消費者とトラブルが発生するとしたら、そのトラブルの多くを占めるのは、返品やキャンセルについてではないかと思います。返品に関しては返品特約として、予めサイト上にその条件等について表記していなければなりません。
ただ、その返品に関する内容が微妙だったり、曖昧に書かれていたりすると、トラブルの原因になる可能性があります。今まで返品・キャンセルにかかるトラブル事例を多く目の当たりにしてきたうえで、本ガイドラインでは、返品・キャンセルに関しての規定をはっきりするように定めています。
本ガイドラインでの記載内容です。3-3.返品・キャンセルについて
事業者において返品・キャンセルにかかる特約がある場合は、その受ける期間及び返品に要する費用の条件をサイト上に表示しなければならない。その表示は可能な限り具体的であることが望ましい。
下記についても注意すること。
・返品を受けない場合はその旨を必ず明記し、その理由についても明記すること。
・返品特約についての一切の明記が無い場合は、原則として返品可とみなすこととする。
・商品発送前のキャンセルに関しては可能な限り受けるように努力するべきであり、どうしても困難な場合はその旨サイト上に必ず明記しなければならない。
なお事業者の責により約束が履行されない場合の消費者からのキャンセルに対しては、原則無条件で受けるべきである。
・返品・返金に応じる場合、消費者が先に商品返品後返金するのか、或いは返金後消費者からの返品を受けるのかを予め明記しておくことが望ましい。
・返品手数料及びキャンセル料が発生する場合は予めその旨をサイト上に必ず明記し、その具体的明細を提示して消費者の理解を求めるようにするべきである。
なお実損以上の請求をしてはならない。また消費者に一方的に不利な条件は全て無効とする。
事業者としてみたら、なるべく返品やキャンセル対応をしたくないため、「消費者側の都合による返品はできない」としているところも多く見られます。消費者保護を考えると返品を受けるほうが本当は望ましいのですが、例えば注文を受けてから発注することでコストを下げて安く販売することを一番の売りにしていたり、販売するものが特注品などの場合は、返品を受けられないというケースも想定されます。
でも、そういった止むを得ない事情がある場合は、返品できない旨、表示したときに、併せてその理由をきちんと事前に説明することにより、どうしてそのショップでは返品できないのかについて、消費者の理解を得られやすいのではないかと考えます。
また、消費者は、同じものを販売している複数のショップを比較検討する上で、返品の可否を購入判断基準にすることも多いと思います。消費者に取ってみれば、返品できるショップが良いに決まっていますが、返品できない理由が書かれており、その理由に納得できるものがあれば、たとえ返品できなくても、そのショップを選択することは充分考えられます。

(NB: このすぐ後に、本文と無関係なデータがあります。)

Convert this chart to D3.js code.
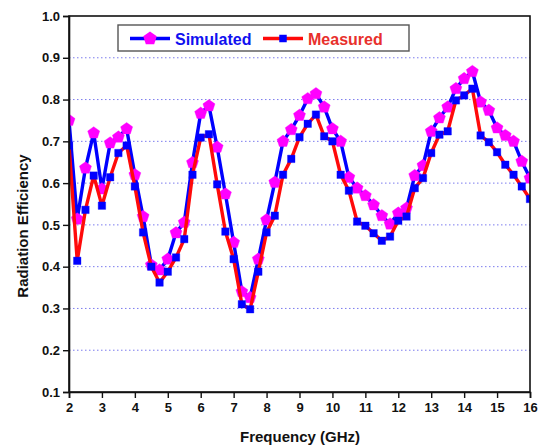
<!DOCTYPE html>
<html>
<head>
<meta charset="utf-8">
<script src="https://cdn.jsdelivr.net/npm/d3@7"></script>
<style>
  html, body { margin: 0; padding: 0; background: #fff; }
  svg { display: block; font-family: "Liberation Sans", Arial, sans-serif; }
</style>
</head>
<body>
<div id="chart"></div>
<script>
// Radiation efficiency vs frequency: simulated vs measured

const FREQ = [
  2.0, 2.25, 2.5, 2.75, 3.0, 3.25, 3.5, 3.75, 4.0, 4.25, 4.5, 4.75,
  5.0, 5.25, 5.5, 5.75, 6.0, 6.25, 6.5, 6.75, 7.0, 7.25, 7.5, 7.75,
  8.0, 8.25, 8.5, 8.75, 9.0, 9.25, 9.5, 9.75, 10.0, 10.25, 10.5, 10.75,
  11.0, 11.25, 11.5, 11.75, 12.0, 12.25, 12.5, 12.75, 13.0, 13.25, 13.5, 13.75,
  14.0, 14.25, 14.5, 14.75, 15.0, 15.25, 15.5, 15.75, 16.0
];

const SIMULATED = [
  0.750, 0.514, 0.636, 0.720, 0.586, 0.696, 0.710, 0.730, 0.620, 0.520, 0.404, 0.392,
  0.418, 0.481, 0.506, 0.649, 0.767, 0.785, 0.686, 0.574, 0.458, 0.340, 0.326, 0.418,
  0.512, 0.602, 0.700, 0.728, 0.762, 0.802, 0.814, 0.782, 0.730, 0.700, 0.614, 0.588,
  0.570, 0.548, 0.522, 0.502, 0.528, 0.540, 0.618, 0.642, 0.724, 0.756, 0.782, 0.826,
  0.850, 0.867, 0.794, 0.774, 0.732, 0.714, 0.700, 0.652, 0.612
];

const MEASURED = [
  0.690, 0.414, 0.536, 0.618, 0.546, 0.614, 0.672, 0.690, 0.592, 0.482, 0.400, 0.362,
  0.388, 0.422, 0.466, 0.620, 0.709, 0.717, 0.597, 0.484, 0.418, 0.310, 0.298, 0.388,
  0.482, 0.522, 0.620, 0.658, 0.710, 0.742, 0.764, 0.712, 0.700, 0.620, 0.582, 0.508,
  0.498, 0.480, 0.462, 0.472, 0.510, 0.520, 0.588, 0.612, 0.672, 0.716, 0.724, 0.798,
  0.810, 0.826, 0.714, 0.698, 0.674, 0.644, 0.620, 0.592, 0.562
];

const X_TICKS = [2, 3, 4, 5, 6, 7, 8, 9, 10, 11, 12, 13, 14, 15, 16];
const Y_TICKS = [0.1, 0.2, 0.3, 0.4, 0.5, 0.6, 0.7, 0.8, 0.9, 1.0];
const GRID_VALUES = [0.2, 0.3, 0.4, 0.5, 0.6, 0.7, 0.8, 0.9];

const SERIES = [
  { name: "Simulated", values: SIMULATED, line: "#0000ff", marker: "#ff00ff", shape: "pentagon", text: "#1010f0" },
  { name: "Measured",  values: MEASURED,  line: "#ff0a0a", marker: "#0000ff", shape: "square",   text: "#e8302c" },
];

const W = 545, H = 446;
const m = { top: 16, right: 15, bottom: 54, left: 69 };
const iw = W - m.left - m.right;
const ih = H - m.top - m.bottom;

// custom pentagon symbol for d3.symbol
const symbolPentagon = {
  draw(ctx, size) {
    const r = Math.sqrt(size / 2.3776);
    for (let i = 0; i < 5; i++) {
      const a = -Math.PI / 2 + i * 2 * Math.PI / 5;
      const x = r * Math.cos(a), y = r * Math.sin(a);
      if (i === 0) ctx.moveTo(x, y); else ctx.lineTo(x, y);
    }
    ctx.closePath();
  }
};

const svg = d3.select("#chart").append("svg")
  .attr("width", W)
  .attr("height", H);

svg.append("defs").append("clipPath")
  .attr("id", "plot-clip")
  .append("rect")
    .attr("x", 0).attr("y", 0)
    .attr("width", iw).attr("height", ih);

const g = svg.append("g")
  .attr("transform", `translate(${m.left},${m.top})`);

const xScale = d3.scaleLinear().domain([2, 16]).range([0, iw]);
const yScale = d3.scaleLinear().domain([0.1, 1.0]).range([ih, 0]);

// dotted horizontal grid
g.selectAll(".grid-h")
  .data(GRID_VALUES)
  .join("line")
    .attr("class", "grid-h")
    .attr("x1", 0).attr("x2", iw)
    .attr("y1", d => yScale(d)).attr("y2", d => yScale(d))
    .attr("stroke", "#7b7bee")
    .attr("stroke-width", 1)
    .attr("stroke-dasharray", "1.5,2.5");

const plot = g.append("g").attr("clip-path", "url(#plot-clip)");

// series: line then markers
SERIES.forEach(s => {
  const pts = FREQ.map((f, i) => ({ f, v: s.values[i] }));

  plot.append("path")
    .datum(pts)
    .attr("d", d3.line().x(d => xScale(d.f)).y(d => yScale(d.v)))
    .attr("fill", "none")
    .attr("stroke", s.line)
    .attr("stroke-width", 3.4)
    .attr("stroke-linejoin", "round");

  const sym = s.shape === "pentagon"
    ? d3.symbol().type(symbolPentagon).size(95)
    : d3.symbol().type(d3.symbolSquare).size(56);

  plot.selectAll(`.mk-${s.shape}`)
    .data(pts)
    .join("path")
      .attr("class", `mk-${s.shape}`)
      .attr("transform", d => `translate(${xScale(d.f)},${yScale(d.v)})`)
      .attr("d", sym)
      .attr("fill", s.marker)
      .attr("stroke", s.marker)
      .attr("stroke-opacity", 0.35)
      .attr("stroke-width", 1);
});

// frame
g.append("rect")
  .attr("x", 0).attr("y", 0)
  .attr("width", iw).attr("height", ih)
  .attr("fill", "none")
  .attr("stroke", "#111")
  .attr("stroke-width", 1.6);

// axes
const xAxisG = g.append("g")
  .attr("transform", `translate(0,${ih})`)
  .call(d3.axisBottom(xScale).tickValues(X_TICKS).tickSize(6).tickPadding(5).tickFormat(d3.format("d")));

const yAxisG = g.append("g")
  .call(d3.axisLeft(yScale).tickValues(Y_TICKS).tickSize(6).tickPadding(3).tickFormat(d3.format(".1f")));

[xAxisG, yAxisG].forEach(ax => {
  ax.select(".domain").attr("stroke", "#111").attr("stroke-width", 1.6);
  ax.selectAll(".tick line").attr("stroke", "#111").attr("stroke-width", 1.4);
  ax.selectAll("text")
    .attr("fill", "#111")
    .attr("font-size", "13px")
    .attr("font-weight", "bold")
    .attr("font-family", "'Liberation Sans', Arial, sans-serif");
});

// axis titles
svg.append("text")
  .attr("x", m.left + iw / 2 + 0.5)
  .attr("y", 442)
  .attr("text-anchor", "middle")
  .attr("font-size", "15px")
  .attr("font-weight", "bold")
  .attr("fill", "#111")
  .text("Frequency (GHz)");

svg.append("text")
  .attr("transform", "rotate(-90)")
  .attr("x", -226)
  .attr("y", 28)
  .attr("text-anchor", "middle")
  .attr("font-size", "15px")
  .attr("font-weight", "bold")
  .attr("fill", "#111")
  .text("Radiation Efficiency");

// legend
const lg = svg.append("g");
lg.append("rect")
  .attr("x", 118).attr("y", 25)
  .attr("width", 291).attr("height", 26)
  .attr("fill", "#fff")
  .attr("stroke", "#555")
  .attr("stroke-width", 1.4);

const LEGEND_X = [130, 263];
SERIES.forEach((s, i) => {
  const x0 = LEGEND_X[i], yc = 38.5;
  lg.append("line")
    .attr("x1", x0).attr("x2", x0 + 40)
    .attr("y1", yc).attr("y2", yc)
    .attr("stroke", s.line)
    .attr("stroke-width", 3.4);
  const sym = s.shape === "pentagon"
    ? d3.symbol().type(symbolPentagon).size(120)
    : d3.symbol().type(d3.symbolSquare).size(56);
  lg.append("path")
    .attr("transform", `translate(${x0 + 20},${yc})`)
    .attr("d", sym)
    .attr("fill", s.marker);
  lg.append("text")
    .attr("x", x0 + 45)
    .attr("y", yc + 6)
    .attr("font-size", "16px")
    .attr("font-weight", "bold")
    .attr("fill", s.text)
    .text(s.name);
});
</script>
</body>
</html>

時々、返品特約について、一切の記載が無いショップが有ります。扱っている商品やサービスにおいて、法律上、表示が義務付けられているショップであれば、それを表示しないということは、消費者保護の考えをとり、原則、いつでも返品可能と解釈されます。それがいやであれば、表示をすれば良いだけの話です。
商品発送前に、消費者から注文のキャンセルを申し出られた場合は、実損が出ないようであれば、例え「返品不可」としていても、キャンセルを受けることが望ましいと考えています。例えば在庫商品をそのまま発送するのであれば、商品価値も下がらず、送料も発生していないので、ほとんど実損はないと考えられます。
在庫を抱えず、注文を受けてから商品発注を行う場合でも、キャンセルされたとはいえ、その商品の価値自体は下がってはいないことと思われます。他の客に売れば良いと考えられますので、このケースでもキャンセルを受けるよう努めて欲しいと思います。
ただ、例えば特注品などの場合は、手配後、商品発送の前にキャンセルの申し出がなされれば、ある程度の実損が発生するかもしれません。その場合は、1度注文を受けた後は、例え商品発送前でもキャンセルを受けられない、といったケースも想定できます。
そうであれば、消費者の理解を得るためにも、必ずその理由とともに、サイト上にキャンセルが受けられない旨、詳細を表記すべきと考えます。
また、思いもよらず事業者側により、商品の仕入れが遅れたり調達が間に合わなかったりすることで、注文後、消費者に期日までに商品引渡しが出来なくなる場合があります。
そのとき、消費者が「約束の期日に間に合わないなら注文をキャンセルする」と申し出てきても、「一旦注文を受けたらキャンセルは出来ない」という表示を盾に、消費者側からのキャンセルを一切受けない事業者を何度も見たことがあります。消費者にとってみれば、明らかに理不尽な対応です。
事業者側により約束の期日を一方的に反故にするのですから、そのときには、注文者一人一人に契約続行の意思確認と、そのときに消費者からキャンセルの申し出があれば、無条件で応じるべきと考えます。